Aides à la presse : il est grand temps de remettre tout à plat…

Comment  rendre les aides d’Etat à la presse plus justes et efficaces ? Issues d’un système poussiéreux, elles ne favorisent pas assez le pluralisme ni l’innovation éditoriale.

L’aide à la presse en France ne date pas d’hier. Une bonne part du système remonte à la Libération et ses fameuses ordonnances de 1944. Il s’agissait alors d’une refondation profonde de la presse destinée à assurer son indépendance à l’égard des pouvoirs d’argent et du politique. L’idée était aussi de garantir le pluralisme de l’information.

D’où la création à l’époque de l’AFP, une coopérative d’information financée en partie par ses membres, en partie par l’Etat, et dont la représentation paritaire assurait son indépendance théorique. D’où également la mise en place d’une aide de l’Etat à la presse d’Information générale, celle qui remplit une mission citoyenne coûteuse qui consiste à enquêter, vérifier l’information, envoyer des journalistes sur place…

ABOLIR LES AIDES DIRECTES ?

C’est la proposition phare du Spiil – le syndicat de la presse indépendante d’information en ligne – dont le manifeste en 10 points entend rénover profondément la presse en général et pas uniquement la presse en ligne.

Le Spiil organisait la 3e journée de la presse en ligne, le 19 octobre 2012, notamment sur ce thème

Les organisateurs ont tenu à débuter la journée avec quelques chiffres qui traduisent un terrible constat d’échec : les aides directes non seulement n’aident en rien le pluralisme de l’information, mais elles sont même une forme de distorsion de concurrence qui favorise les plus gros.

Nicole Bricq, actuelle ministre du commerce extérieur, à l’époque sénatrice PS, a révélé des chiffres éclairants dans un rapport sur la situation en 2010.

Le Monde est la société qui a touché la plus grosse aide en 2010 :  17 millions.

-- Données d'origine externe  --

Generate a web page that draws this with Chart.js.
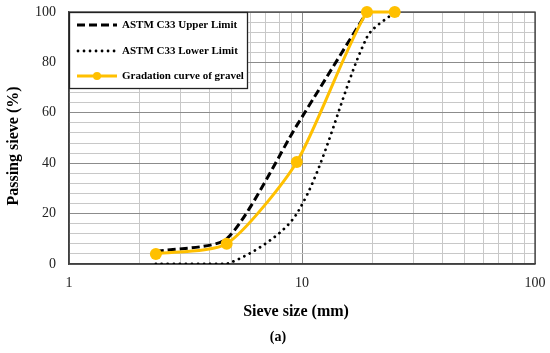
<!DOCTYPE html>
<html><head><meta charset="utf-8">
<script src="https://cdn.jsdelivr.net/npm/chart.js@4/dist/chart.umd.min.js"></script>
<style>html,body{margin:0;padding:0;background:#fff}#wrap{width:550px;height:353px;position:relative}</style>
</head><body><div id="wrap"><canvas id="c" width="550" height="353"></canvas></div>
<script>
const seriesLabels = ['ASTM C33 Upper Limit', 'ASTM C33 Lower Limit', 'Gradation curve of gravel'];
const upperSizes = [2.36, 4.75, 9.5, 19];
const upperPassing = [5, 10, 55, 100];
const lowerSizes = [2.36, 4.75, 9.5, 19, 25];
const lowerPassing = [0, 0, 20, 90, 100];
const gravelSizes = [2.36, 4.75, 9.5, 19, 25];
const gravelPassing = [4, 8, 40.5, 100, 100];
const xTicks = [1, 2, 3, 4, 5, 6, 7, 8, 9, 10, 20, 30, 40, 50, 60, 70, 80, 90, 100];
const xTickLabels = [1, 10, 100];
const yTicks = [0, 4, 8, 12, 16, 20, 24, 28, 32, 36, 40, 44, 48, 52, 56, 60, 64, 68, 72, 76, 80, 84, 88, 92, 96, 100];
const yTickLabels = [0, 20, 40, 60, 80, 100];
const xTitle = 'Sieve size (mm)';
const yTitle = 'Passing sieve (%)';
const subCaption = '(a)';

const ORANGE = '#FFC000';
const SERIF = '"Liberation Serif", "Times New Roman", serif';
const toXY = (xs, ys) => xs.map((x, i) => ({x: x, y: ys[i]}));
const noPad = s => { s.paddingLeft = 0; s.paddingRight = 0; s.paddingTop = 0; s.paddingBottom = 0; };

const overlay = {
  id: 'overlay',
  beforeDatasetsDraw(chart) {
    const a = chart.chartArea, ctx = chart.ctx;
    ctx.save();
    ctx.strokeStyle = '#404040';
    ctx.lineWidth = 1.3;
    ctx.strokeRect(a.left, a.top, a.right - a.left, a.bottom - a.top);
    ctx.restore();
  },
  afterDraw(chart) {
    const a = chart.chartArea, ctx = chart.ctx;
    ctx.save();
    const lx = a.left, ly = a.top, lw = 179, lh = 77;
    ctx.fillStyle = '#fff';
    ctx.fillRect(lx, ly, lw, lh);
    ctx.strokeStyle = '#222';
    ctx.lineWidth = 1.3;
    ctx.strokeRect(lx + 0.5, ly + 0.5, lw - 1, lh - 1);
    const rows = [ly + 13, ly + 39, ly + 64];
    const x0 = lx + 8, x1 = lx + 48;
    ctx.strokeStyle = '#000'; ctx.lineWidth = 3; ctx.lineCap = 'butt';
    ctx.setLineDash([8, 4]);
    ctx.beginPath(); ctx.moveTo(x0, rows[0]); ctx.lineTo(x1, rows[0]); ctx.stroke();
    ctx.lineCap = 'round'; ctx.lineWidth = 2.8;
    ctx.setLineDash([0.01, 6]);
    ctx.beginPath(); ctx.moveTo(x0 + 1, rows[1]); ctx.lineTo(x1, rows[1]); ctx.stroke();
    ctx.setLineDash([]); ctx.lineCap = 'butt';
    ctx.strokeStyle = ORANGE; ctx.lineWidth = 3;
    ctx.beginPath(); ctx.moveTo(x0, rows[2]); ctx.lineTo(x1, rows[2]); ctx.stroke();
    ctx.fillStyle = ORANGE;
    ctx.beginPath(); ctx.arc((x0 + x1) / 2, rows[2], 4, 0, Math.PI * 2); ctx.fill();
    ctx.fillStyle = '#000';
    ctx.font = 'bold 11px ' + SERIF;
    ctx.textBaseline = 'middle'; ctx.textAlign = 'left';
    seriesLabels.forEach((t, i) => ctx.fillText(t, x1 + 5, rows[i] + 0.5));
    ctx.font = 'bold 16px ' + SERIF;
    ctx.textAlign = 'center';
    ctx.fillText(xTitle, 296, 312);
    ctx.font = 'bold 14px ' + SERIF;
    ctx.fillText(subCaption, 278, 337);
    ctx.font = 'bold 16px ' + SERIF;
    ctx.translate(14, 146);
    ctx.rotate(-Math.PI / 2);
    ctx.fillText(yTitle, 0, 0);
    ctx.restore();
  }
};

new Chart(document.getElementById('c'), {
  type: 'line',
  data: {
    datasets: [
      {label: seriesLabels[0], data: toXY(upperSizes, upperPassing), borderColor: '#000', borderWidth: 3,
       borderDash: [8, 4], pointRadius: 0, tension: 0.22, fill: false, order: 2},
      {label: seriesLabels[1], data: toXY(lowerSizes, lowerPassing), borderColor: '#000', borderWidth: 2.8,
       borderDash: [0.01, 6], borderCapStyle: 'round', pointRadius: 0, tension: 0.3, fill: false, order: 1},
      {label: seriesLabels[2], data: toXY(gravelSizes, gravelPassing), borderColor: ORANGE, borderWidth: 3,
       pointRadius: 6, pointBackgroundColor: ORANGE, pointBorderWidth: 0, tension: 0.22, fill: false, order: 0, clip: false}
    ]
  },
  options: {
    responsive: false,
    animation: false,
    devicePixelRatio: 1,
    layout: {padding: {left: 0, right: 15, top: 12, bottom: 0}},
    plugins: {legend: {display: false}, tooltip: {enabled: false}},
    scales: {
      x: {
        type: 'logarithmic', min: 1, max: 100,
        afterBuildTicks: s => { s.ticks = xTicks.map(v => ({value: v})); },
        afterFit: s => { s.height = 89; noPad(s); },
        ticks: {autoSkip: false, maxRotation: 0, padding: 11, color: '#222',
          font: {family: SERIF, size: 14},
          callback: v => xTickLabels.includes(v) ? String(v) : ''},
        grid: {drawTicks: false, lineWidth: 1,
          color: c => (c.tick && xTickLabels.includes(c.tick.value)) ? '#8c8c8c' : '#c8c8c8'},
        border: {display: true, color: '#404040', width: 1.3}
      },
      y: {
        type: 'linear', min: 0, max: 100,
        afterBuildTicks: s => { s.ticks = yTicks.map(v => ({value: v})); },
        afterFit: s => { s.width = 69; noPad(s); },
        ticks: {autoSkip: false, padding: 13, color: '#222',
          font: {family: SERIF, size: 14},
          callback: v => yTickLabels.includes(v) ? String(v) : ''},
        grid: {drawTicks: false, lineWidth: 1,
          color: c => (c.tick && yTickLabels.includes(c.tick.value)) ? '#8c8c8c' : '#c8c8c8'},
        border: {display: true, color: '#404040', width: 1.3}
      }
    }
  },
  plugins: [overlay]
});
</script>
</body></html>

Viennent ensuite Le Parisien (16,7 M), Libération (14 M), Le Figaro (13 M), Ouest France (11 M), France Soir (6,5 M)… Au total 50 % du montant total des aides directes bénéficient à 2 % des titres aidés.

Par ailleurs, l’usage de ces aides, souvent discutable, constitue même quelquefois un gâchis manifeste dans l’utilisation de l’argent public. En atteste l’exemple de France Soir, dont le naufrage montre à quel point les sommes investies, l’ont été en pure perte.

Jean-Marie Charon, sociologue des médias, prend la parole dans la salle pour attirer l’attention du Spiil sur le renversement philosophique qu’une disparition des aides directes induirait. Il ne s’agirait plus d’une aide au pluralisme de l’information, mais d’une aide à la presse en place.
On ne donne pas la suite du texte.